I wanted to talk briefly about Lynne d Johnson’s UnKeynote from Thursday and why it prompted me to modify my presentation to add a new slide.
For those who weren’t at the UnKeynote, Lynne started the presentation by encouraging audience participation. She wanted to see what sort of presentation or conversation she could facilitate. She has written more about what she wanted to accomplish and her thoughts on how it went. I encourage you to read about her experiment.
For most of the presentation, people would chime in with a thought or two, but the presentation was moving along fairly rapidly. And then Lynne put up the following slide:
This slide remained on the screen for almost the remainder of Lynne’s presentation. Yet, this slide contains only three bullet points about how Japanese youth are reading and writing books on their mobile devices.
This was information that the audience couldn’t accept. It was amazing to see how many people challenged these three facts as data that was either incorrect, trends that can be explained away by cultural differences, or some variation on how reading on phones may be fine for other people, but “I’m never going to do it.”
The audience was resisting the idea of people reading books on their phone. Not simply that they didn’t want it, but that many couldn’t even begin to fathom how this could be true.
My suspicion is that if Lynne were to have presented the same information to a European audience, that they would have nodded their heads in agreement at her points. The experience of Japanese youth is ahead, but not tremendously ahead, of those in Europe.
So I added the following slide to my presentation for Friday morning:
The data in this slide comes from a great discussion we had on the Forum Oxford mobile list that spurred a comprehensive post from Tomi Ahonen.
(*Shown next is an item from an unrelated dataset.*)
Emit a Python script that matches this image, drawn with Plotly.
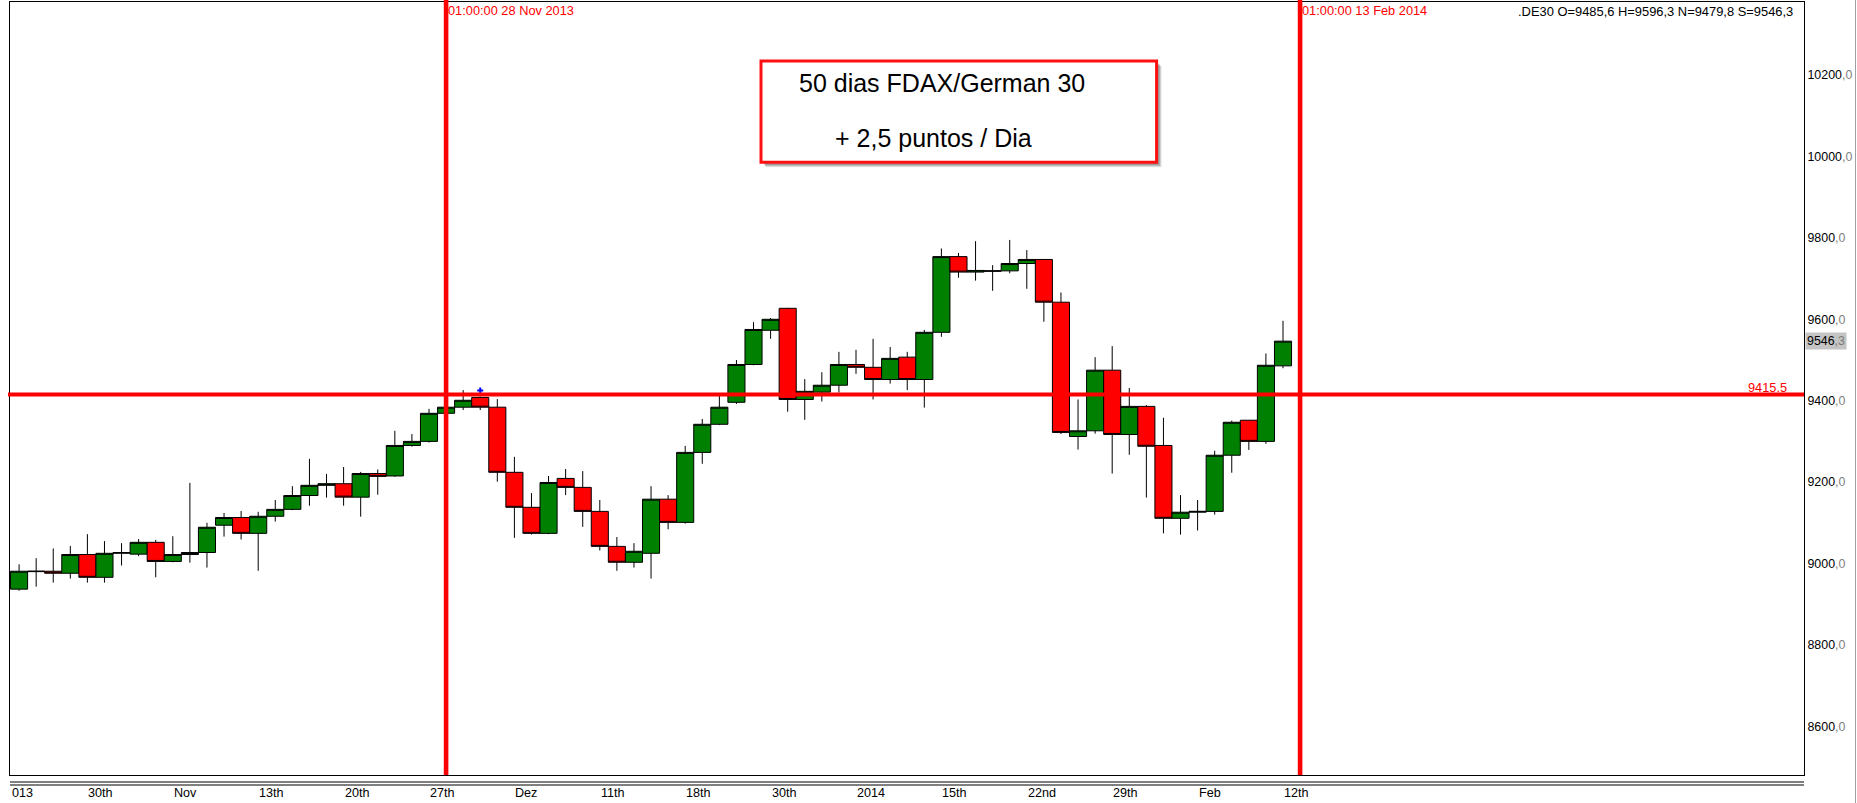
import plotly.graph_objects as go

# ---------------- data ----------------
dates = [
    "2013-10-24", "2013-10-25", "2013-10-28", "2013-10-29", "2013-10-30", "2013-10-31",
    "2013-11-01", "2013-11-04", "2013-11-05", "2013-11-06", "2013-11-07", "2013-11-08",
    "2013-11-11", "2013-11-12", "2013-11-13", "2013-11-14", "2013-11-15", "2013-11-18",
    "2013-11-19", "2013-11-20", "2013-11-21", "2013-11-22", "2013-11-25", "2013-11-26",
    "2013-11-27", "2013-11-28", "2013-11-29", "2013-12-02", "2013-12-03", "2013-12-04",
    "2013-12-05", "2013-12-06", "2013-12-09", "2013-12-10", "2013-12-11", "2013-12-12",
    "2013-12-13", "2013-12-16", "2013-12-17", "2013-12-18", "2013-12-19", "2013-12-20",
    "2013-12-23", "2013-12-27", "2013-12-30", "2014-01-02", "2014-01-03", "2014-01-06",
    "2014-01-07", "2014-01-08", "2014-01-09", "2014-01-10", "2014-01-13", "2014-01-14",
    "2014-01-15", "2014-01-16", "2014-01-17", "2014-01-20", "2014-01-21", "2014-01-22",
    "2014-01-23", "2014-01-24", "2014-01-27", "2014-01-28", "2014-01-29", "2014-01-30",
    "2014-01-31", "2014-02-03", "2014-02-04", "2014-02-05", "2014-02-06", "2014-02-07",
    "2014-02-10", "2014-02-11", "2014-02-12",
]
opens = [
    8937, 8980, 8981, 8976, 9022, 8966, 9025, 9023, 9052, 9005, 9022, 9027,
    9094, 9113, 9074, 9116, 9133, 9167, 9192, 9196, 9163, 9221, 9215, 9290,
    9300, 9369, 9384, 9408, 9384, 9224, 9138, 9074, 9209, 9187, 9128, 9042,
    9003, 9025, 9158, 9101, 9273, 9342, 9396, 9489, 9573, 9627, 9403, 9421,
    9438, 9489, 9482, 9452, 9507, 9452, 9568, 9754, 9716, 9718, 9719, 9737,
    9747, 9642, 9312, 9326, 9475, 9317, 9386, 9290, 9111, 9126, 9128, 9266,
    9352, 9300, 9485.6,
]
highs = [
    8998, 9013, 9037, 9043, 9072, 9055, 9050, 9060, 9058, 9067, 9198, 9100,
    9124, 9129, 9127, 9156, 9190, 9257, 9220, 9237, 9225, 9231, 9326, 9318,
    9380, 9390, 9426, 9410, 9404, 9262, 9173, 9215, 9232, 9227, 9156, 9065,
    9050, 9190, 9168, 9289, 9355, 9412, 9500, 9593, 9603, 9628, 9453, 9470,
    9520, 9525, 9552, 9532, 9520, 9574, 9774, 9763, 9792, 9733, 9795, 9770,
    9748, 9666, 9403, 9507, 9534, 9431, 9389, 9358, 9168, 9156, 9277, 9351,
    9352, 9516, 9596.3,
]
lows = [
    8933, 8943, 8953, 8963, 8953, 8953, 8995, 9018, 8966, 9003, 9002, 8990,
    9066, 9059, 8982, 9103, 9131, 9142, 9162, 9142, 9115, 9169, 9213, 9287,
    9297, 9365, 9377, 9377, 9201, 9063, 9071, 9072, 9168, 9090, 9032, 8982,
    8990, 8963, 9084, 9098, 9245, 9340, 9392, 9487, 9552, 9373, 9353, 9398,
    9420, 9466, 9403, 9442, 9426, 9383, 9557, 9702, 9695, 9670, 9713, 9675,
    9594, 9318, 9280, 9319, 9221, 9267, 9162, 9074, 9071, 9081, 9120, 9223,
    9279, 9294, 9479.8,
]
closes = [
    8981, 8981, 8976, 9022, 8966, 9025, 9027, 9052, 9005, 9022, 9027, 9089,
    9113, 9074, 9116, 9133, 9167, 9192, 9196, 9163, 9221, 9214, 9290, 9300,
    9369, 9384, 9401, 9384, 9224, 9138, 9074, 9199, 9187, 9128, 9042, 9003,
    9030, 9158, 9101, 9273, 9342, 9384, 9489, 9575, 9600, 9403, 9423, 9438,
    9489, 9482, 9452, 9504, 9452, 9568, 9754, 9716, 9720, 9719, 9737, 9747,
    9642, 9322, 9326, 9475, 9317, 9386, 9288, 9111, 9126, 9128, 9266, 9347,
    9300, 9487, 9546.3,
]

# trading-session calendar (bar slots), one before and one after the data
sessions = ["2013-10-23"] + dates + ["2014-02-13"]

tick_dates = ["2013-10-23", "2013-10-30", "2013-11-06", "2013-11-13", "2013-11-20",
              "2013-11-27", "2013-12-04", "2013-12-11", "2013-12-18", "2013-12-30",
              "2014-01-08", "2014-01-15", "2014-01-22", "2014-01-29", "2014-02-05",
              "2014-02-12"]
tick_text = ["013", "30th", "Nov", "13th", "20th", "27th", "Dez", "11th", "18th", "30th",
             "2014", "15th", "22nd", "29th", "Feb", "12th"]

y_ticks = [8600, 8800, 9000, 9200, 9400, 9600, 9800, 10000, 10200]

vline_dates = ["2013-11-28", "2014-02-13"]
vline_labels = ["01:00:00 28 Nov 2013", "01:00:00 13 Feb 2014"]
hline_value = 9415.5
marker_date = "2013-12-02"
marker_value = 9425
symbol = ".DE30"
box_lines = ["50 dias FDAX/German 30", "+ 2,5 puntos / Dia"]

# ---------------- layout geometry ----------------
W, H = 1857, 803
PX_L, PX_R, PX_T, PX_B = 10, 1804, 2, 775
BAR_PX = 17.08
FIRST_BAR_PX = 2.0
Y_MIN, Y_MAX = 8480.3, 10379.6

def px_x(px):
    return (px - PX_L) / (PX_R - PX_L)

def px_y(py):
    return (PX_B - py) / (PX_B - PX_T)

x_range = [(PX_L - FIRST_BAR_PX) / BAR_PX, (PX_R - FIRST_BAR_PX) / BAR_PX]

SMALL = "Liberation Sans, Arial, sans-serif"
REG = "Liberation Sans, Arial, sans-serif"

def comma(v):
    return f"{v:.1f}".replace(".", ",")

def two_tone(v):
    a, b = f"{v:.1f}".split(".")
    return f"{a}<span style='color:#808080'>,{b}</span>"

xpos = [sessions.index(d) for d in dates]

fig = go.Figure()
fig.add_trace(go.Candlestick(
    x=xpos, open=opens, high=highs, low=lows, close=closes,
    increasing=dict(fillcolor="#008000", line=dict(color="black", width=1)),
    decreasing=dict(fillcolor="#FF0000", line=dict(color="black", width=1)),
    whiskerwidth=0, hoverinfo="skip", showlegend=False,
))
fig.add_trace(go.Scatter(
    x=[sessions.index(marker_date)], y=[marker_value], mode="markers",
    marker=dict(symbol="cross", size=5, color="#0000FF"),
    hoverinfo="skip", showlegend=False,
))

shapes = []
# horizontal level
shapes.append(dict(type="line", xref="paper", yref="y", x0=px_x(8), x1=1,
                   y0=hline_value, y1=hline_value, line=dict(color="#FF0000", width=4),
                   layer="above"))
# vertical time lines
for d in vline_dates:
    xv = sessions.index(d)
    shapes.append(dict(type="line", xref="x", yref="paper", x0=xv, x1=xv,
                       y0=0, y1=1.01, line=dict(color="#FF0000", width=4.6), layer="above"))
# double line below plot
for py in (782, 785):
    shapes.append(dict(type="line", xref="paper", yref="paper", x0=0, x1=1,
                       y0=px_y(py), y1=px_y(py), line=dict(color="black", width=1)))
# right edge line
shapes.append(dict(type="line", xref="paper", yref="paper", x0=px_x(1855.5), x1=px_x(1855.5),
                   y0=px_y(803), y1=px_y(0), line=dict(color="#A0A0A0", width=1)))
# text box shadow + box
for off, alpha in ((5, 0.10), (4, 0.15), (3, 0.20)):
    shapes.append(dict(type="rect", xref="paper", yref="paper",
                       x0=px_x(761 + off), x1=px_x(1156.6 + off),
                       y0=px_y(162.3 + off), y1=px_y(61 + off),
                       fillcolor=f"rgba(0,0,0,{alpha})", line=dict(width=0), layer="above"))
shapes.append(dict(type="rect", xref="paper", yref="paper",
                   x0=px_x(761), x1=px_x(1156.6), y0=px_y(162.3), y1=px_y(61),
                   fillcolor="white", line=dict(color="#FF1010", width=3), layer="above"))

ann = []
for d, t in zip(tick_dates, tick_text):
    xv = sessions.index(d)
    if xv < x_range[0]:
        ann.append(dict(text=t, xref="paper", x=0, yref="paper", y=px_y(793),
                        xanchor="left", yanchor="middle", showarrow=False,
                        font=dict(family=SMALL, size=12.6, color="black")))
    else:
        ann.append(dict(text=t, xref="x", x=xv, xshift=-1, yref="paper", y=px_y(793),
                        xanchor="left", yanchor="middle", showarrow=False,
                        font=dict(family=SMALL, size=12.6, color="black")))
for d, t in zip(vline_dates, vline_labels):
    ann.append(dict(text=t, xref="x", x=sessions.index(d), xshift=0, yref="paper", y=px_y(10.4),
                    xanchor="left", yanchor="middle", showarrow=False,
                    font=dict(family=SMALL, size=12.8, color="#FF0000")))
ann.append(dict(
    text=f"{symbol} O={comma(opens[-1])} H={comma(highs[-1])} N={comma(lows[-1])} S={comma(closes[-1])}",
    xref="paper", x=px_x(1795), yref="paper", y=px_y(11.3), xanchor="right", yanchor="middle",
    showarrow=False, font=dict(family=SMALL, size=12.9, color="black")))
ann.append(dict(text=f"{hline_value}", xref="paper", x=px_x(1789), yref="y", y=hline_value,
                yshift=7, xanchor="right", yanchor="middle", showarrow=False,
                font=dict(family=SMALL, size=12.8, color="#FF0000")))
last = closes[-1]
a, b = f"{last:.1f}".split(".")
ann.append(dict(text=f"{a}<span style='color:#7a7a7a'>,{b}</span>", xref="paper", x=px_x(1805),
                yref="y", y=last, xanchor="left", yanchor="middle", showarrow=False,
                bgcolor="#C4C4C4", borderpad=1,
                font=dict(family=SMALL, size=12.4, color="black")))
ann.append(dict(text=box_lines[0], xref="paper", x=px_x(797), yref="paper", y=px_y(82.5),
                xanchor="left", yanchor="middle", showarrow=False,
                font=dict(family=REG, size=25, color="black")))
ann.append(dict(text=box_lines[1], xref="paper", x=px_x(832.5), yref="paper", y=px_y(137.8),
                xanchor="left", yanchor="middle", showarrow=False,
                font=dict(family=REG, size=25, color="black")))

fig.update_layout(
    width=W, height=H, autosize=False,
    margin=dict(l=PX_L, r=W - PX_R, t=PX_T, b=H - PX_B, pad=0),
    paper_bgcolor="white", plot_bgcolor="white",
    boxgap=0, boxgroupgap=0,
    showlegend=False,
    shapes=shapes, annotations=ann,
    xaxis=dict(range=x_range, rangeslider=dict(visible=False), showgrid=False,
               zeroline=False, showticklabels=False, ticks="", showline=True,
               mirror=True, linecolor="black", linewidth=1, fixedrange=True,
               automargin=False),
    yaxis=dict(range=[Y_MIN, Y_MAX], side="right", tickvals=y_ticks,
               ticktext=[two_tone(v) for v in y_ticks], showgrid=False, zeroline=False,
               ticks="", showline=True, mirror=True, linecolor="black", linewidth=1,
               tickfont=dict(family=SMALL, size=12.4, color="black"), fixedrange=True,
               automargin=False),
)

fig.write_html("out.html", include_plotlyjs=True, full_html=True,
               config={"displayModeBar": False, "staticPlot": True},
               post_script="document.body.style.margin='0';document.body.style.overflow='hidden';")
The point of my slide is simple: an American audience is so far behind in the adoption of mobile technology that we can’t envision, nor accept, the way mobile is being used in other countries.
Like the prisoners in The Allegory of the Cave, the audience couldn’t accept the new reality and even at times strongly challenged Lynne as they tried to reconcile her talk with their current experiences.
This is yet another reason why I tend to think of myself as a mobile evangelist. We’ve got a lot of catching up to do in the United States when it comes to mobile.
P.S. Thanks to Lynne for a great presentation and for the conversations we had afterwards. One of the highlights of the conference was getting to meet her.